Pictures don't belong in the copy. Set down the lines from the one containing "Generate a LaTeX" through the last line, exactly as they are.

Plotting code records:
______

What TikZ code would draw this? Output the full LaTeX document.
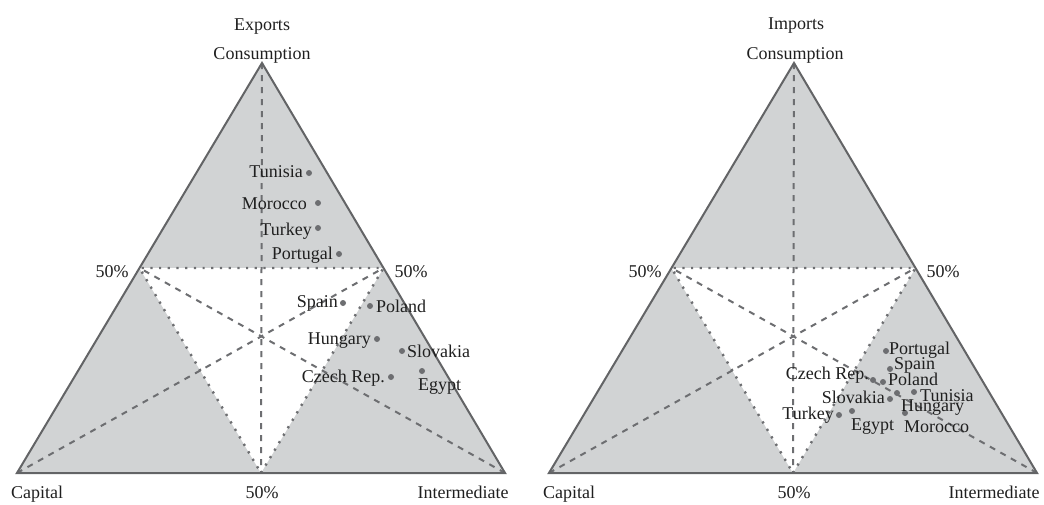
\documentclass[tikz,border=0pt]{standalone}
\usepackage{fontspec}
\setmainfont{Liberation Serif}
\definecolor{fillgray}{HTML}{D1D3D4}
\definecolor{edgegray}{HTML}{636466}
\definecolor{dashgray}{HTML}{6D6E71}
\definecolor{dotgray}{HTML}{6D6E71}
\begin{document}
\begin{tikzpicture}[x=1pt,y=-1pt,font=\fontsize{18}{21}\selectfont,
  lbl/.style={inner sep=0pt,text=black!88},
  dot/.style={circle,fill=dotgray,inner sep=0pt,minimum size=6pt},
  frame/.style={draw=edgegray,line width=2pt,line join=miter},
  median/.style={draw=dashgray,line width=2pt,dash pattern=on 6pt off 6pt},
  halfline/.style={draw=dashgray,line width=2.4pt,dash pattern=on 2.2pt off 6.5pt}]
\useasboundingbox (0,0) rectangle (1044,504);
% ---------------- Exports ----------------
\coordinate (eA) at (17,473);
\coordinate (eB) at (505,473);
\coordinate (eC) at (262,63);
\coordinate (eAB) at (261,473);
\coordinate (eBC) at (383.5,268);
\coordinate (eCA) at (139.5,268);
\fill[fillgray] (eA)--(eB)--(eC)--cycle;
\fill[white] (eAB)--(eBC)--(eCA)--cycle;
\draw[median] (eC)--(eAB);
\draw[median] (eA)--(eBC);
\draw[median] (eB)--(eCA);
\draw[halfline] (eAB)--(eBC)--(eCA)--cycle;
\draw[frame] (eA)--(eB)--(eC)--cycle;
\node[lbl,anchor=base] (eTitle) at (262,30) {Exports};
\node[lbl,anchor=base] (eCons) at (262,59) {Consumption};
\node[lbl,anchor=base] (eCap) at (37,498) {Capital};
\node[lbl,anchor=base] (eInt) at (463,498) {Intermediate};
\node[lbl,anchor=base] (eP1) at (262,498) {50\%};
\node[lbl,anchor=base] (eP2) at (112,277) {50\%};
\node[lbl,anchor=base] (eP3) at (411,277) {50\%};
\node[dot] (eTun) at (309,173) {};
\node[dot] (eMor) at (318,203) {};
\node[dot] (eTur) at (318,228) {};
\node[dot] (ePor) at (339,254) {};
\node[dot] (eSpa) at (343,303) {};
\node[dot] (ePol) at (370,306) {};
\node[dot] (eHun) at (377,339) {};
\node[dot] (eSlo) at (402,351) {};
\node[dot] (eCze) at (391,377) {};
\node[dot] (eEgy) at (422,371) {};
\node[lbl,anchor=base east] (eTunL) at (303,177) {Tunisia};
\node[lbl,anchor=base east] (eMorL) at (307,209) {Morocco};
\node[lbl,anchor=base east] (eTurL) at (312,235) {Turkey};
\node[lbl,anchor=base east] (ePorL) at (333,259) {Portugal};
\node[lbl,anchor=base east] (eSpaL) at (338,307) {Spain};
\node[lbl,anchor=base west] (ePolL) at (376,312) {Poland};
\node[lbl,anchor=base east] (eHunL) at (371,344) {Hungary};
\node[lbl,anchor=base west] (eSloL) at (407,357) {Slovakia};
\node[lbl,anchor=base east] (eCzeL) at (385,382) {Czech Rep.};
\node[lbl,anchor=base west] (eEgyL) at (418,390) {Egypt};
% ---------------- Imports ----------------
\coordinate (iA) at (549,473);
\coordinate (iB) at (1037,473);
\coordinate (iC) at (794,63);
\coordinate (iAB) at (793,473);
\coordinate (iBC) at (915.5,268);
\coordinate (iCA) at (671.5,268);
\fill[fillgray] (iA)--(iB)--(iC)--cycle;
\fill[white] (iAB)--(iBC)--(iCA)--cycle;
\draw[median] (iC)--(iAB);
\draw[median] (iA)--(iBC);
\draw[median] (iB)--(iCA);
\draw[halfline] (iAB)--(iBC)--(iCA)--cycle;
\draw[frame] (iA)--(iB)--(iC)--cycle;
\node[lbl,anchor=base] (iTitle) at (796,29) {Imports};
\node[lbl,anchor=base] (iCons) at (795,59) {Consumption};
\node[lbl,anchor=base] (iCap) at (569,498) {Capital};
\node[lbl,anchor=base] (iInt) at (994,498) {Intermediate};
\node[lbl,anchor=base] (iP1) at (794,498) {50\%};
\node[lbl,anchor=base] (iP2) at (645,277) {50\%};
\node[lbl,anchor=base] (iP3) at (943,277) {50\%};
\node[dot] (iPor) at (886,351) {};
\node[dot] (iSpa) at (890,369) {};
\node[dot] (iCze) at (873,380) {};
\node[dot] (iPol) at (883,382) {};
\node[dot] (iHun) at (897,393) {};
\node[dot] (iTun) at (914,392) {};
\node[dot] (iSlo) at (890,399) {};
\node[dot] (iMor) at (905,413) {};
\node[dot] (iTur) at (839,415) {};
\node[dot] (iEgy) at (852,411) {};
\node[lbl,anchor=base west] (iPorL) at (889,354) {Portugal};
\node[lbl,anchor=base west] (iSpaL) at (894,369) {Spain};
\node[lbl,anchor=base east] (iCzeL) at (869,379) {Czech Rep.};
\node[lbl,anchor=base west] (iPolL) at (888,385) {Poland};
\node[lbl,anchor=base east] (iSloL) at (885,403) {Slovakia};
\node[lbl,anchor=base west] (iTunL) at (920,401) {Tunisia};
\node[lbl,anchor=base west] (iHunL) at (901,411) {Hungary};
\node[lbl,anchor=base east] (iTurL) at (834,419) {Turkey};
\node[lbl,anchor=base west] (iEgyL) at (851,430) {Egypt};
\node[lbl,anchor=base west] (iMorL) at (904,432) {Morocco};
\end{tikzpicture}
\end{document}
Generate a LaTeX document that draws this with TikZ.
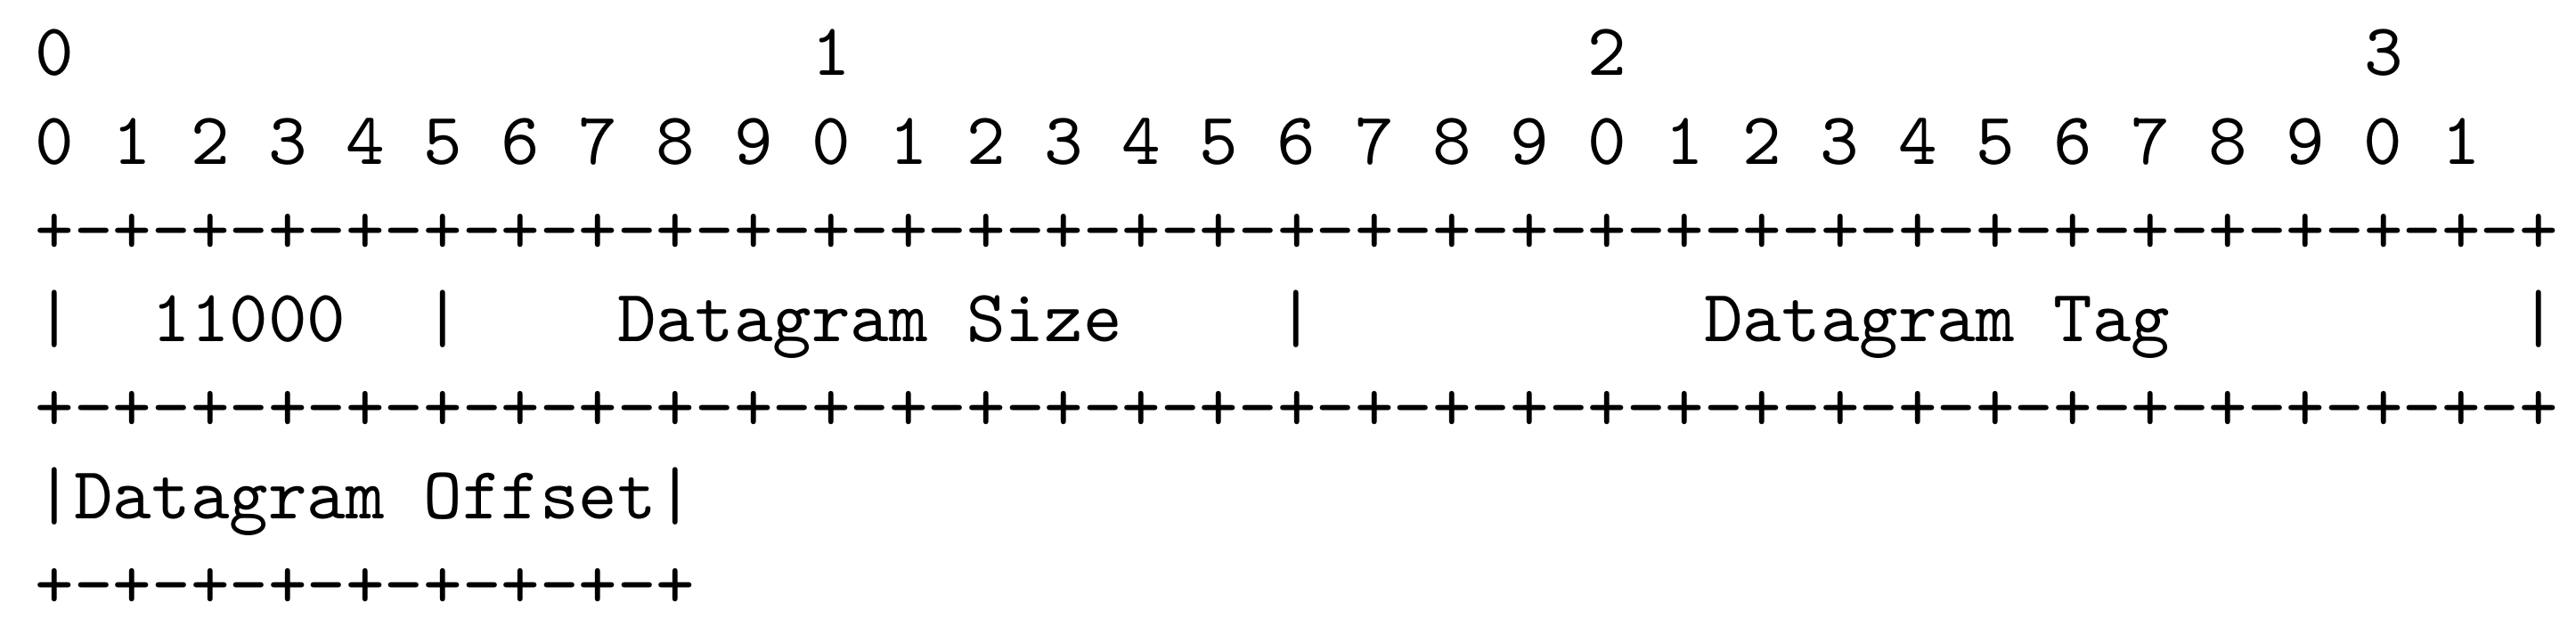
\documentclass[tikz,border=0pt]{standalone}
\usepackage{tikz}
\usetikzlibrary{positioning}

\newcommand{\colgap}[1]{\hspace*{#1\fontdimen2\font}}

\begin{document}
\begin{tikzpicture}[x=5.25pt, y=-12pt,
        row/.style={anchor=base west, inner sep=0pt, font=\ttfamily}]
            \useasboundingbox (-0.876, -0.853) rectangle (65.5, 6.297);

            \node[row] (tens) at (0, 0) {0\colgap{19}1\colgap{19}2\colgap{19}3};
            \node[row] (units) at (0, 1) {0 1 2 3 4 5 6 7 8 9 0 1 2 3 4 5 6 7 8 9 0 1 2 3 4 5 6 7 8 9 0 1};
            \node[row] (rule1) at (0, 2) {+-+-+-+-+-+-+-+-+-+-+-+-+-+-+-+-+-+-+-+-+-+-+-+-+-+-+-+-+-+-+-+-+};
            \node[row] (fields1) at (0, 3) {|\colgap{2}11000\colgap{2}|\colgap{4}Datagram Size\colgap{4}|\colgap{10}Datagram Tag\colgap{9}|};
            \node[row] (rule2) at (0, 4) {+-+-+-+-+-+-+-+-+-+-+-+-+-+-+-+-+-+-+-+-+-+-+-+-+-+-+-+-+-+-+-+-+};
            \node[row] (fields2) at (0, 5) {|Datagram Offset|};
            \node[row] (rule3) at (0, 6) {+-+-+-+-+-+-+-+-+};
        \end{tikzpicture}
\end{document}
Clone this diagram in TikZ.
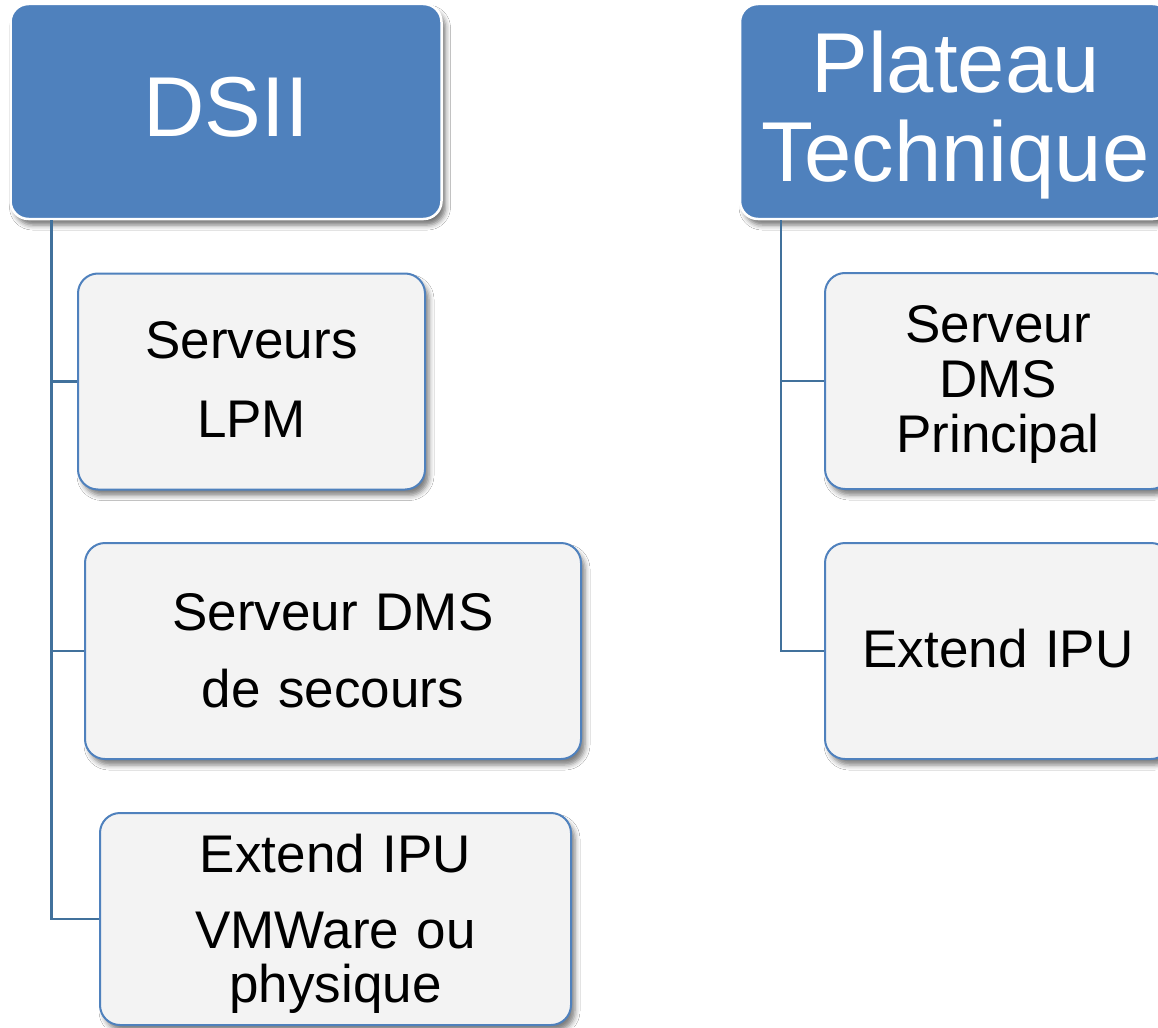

______

Output of the task:
Generate a LaTeX document that draws this with TikZ.
\documentclass[tikz,border=0pt]{standalone}
\usepackage{tikz}
\usetikzlibrary{positioning}

\newcommand{\colgap}[1]{\hspace*{#1\fontdimen2\font}}

\begin{document}
\begin{tikzpicture}[x=5.25pt, y=-12pt,
        row/.style={anchor=base west, inner sep=0pt, font=\ttfamily}]
            \useasboundingbox (-0.876, -0.853) rectangle (65.5, 6.297);

            \node[row] (tens) at (0, 0) {0\colgap{19}1\colgap{19}2\colgap{19}3};
            \node[row] (units) at (0, 1) {0 1 2 3 4 5 6 7 8 9 0 1 2 3 4 5 6 7 8 9 0 1 2 3 4 5 6 7 8 9 0 1};
            \node[row] (rule1) at (0, 2) {+-+-+-+-+-+-+-+-+-+-+-+-+-+-+-+-+-+-+-+-+-+-+-+-+-+-+-+-+-+-+-+-+};
            \node[row] (fields1) at (0, 3) {|\colgap{2}11000\colgap{2}|\colgap{4}Datagram Size\colgap{4}|\colgap{10}Datagram Tag\colgap{9}|};
            \node[row] (rule2) at (0, 4) {+-+-+-+-+-+-+-+-+-+-+-+-+-+-+-+-+-+-+-+-+-+-+-+-+-+-+-+-+-+-+-+-+};
            \node[row] (fields2) at (0, 5) {|Datagram Offset|};
            \node[row] (rule3) at (0, 6) {+-+-+-+-+-+-+-+-+};
        \end{tikzpicture}
\end{document}
Clone this diagram in TikZ.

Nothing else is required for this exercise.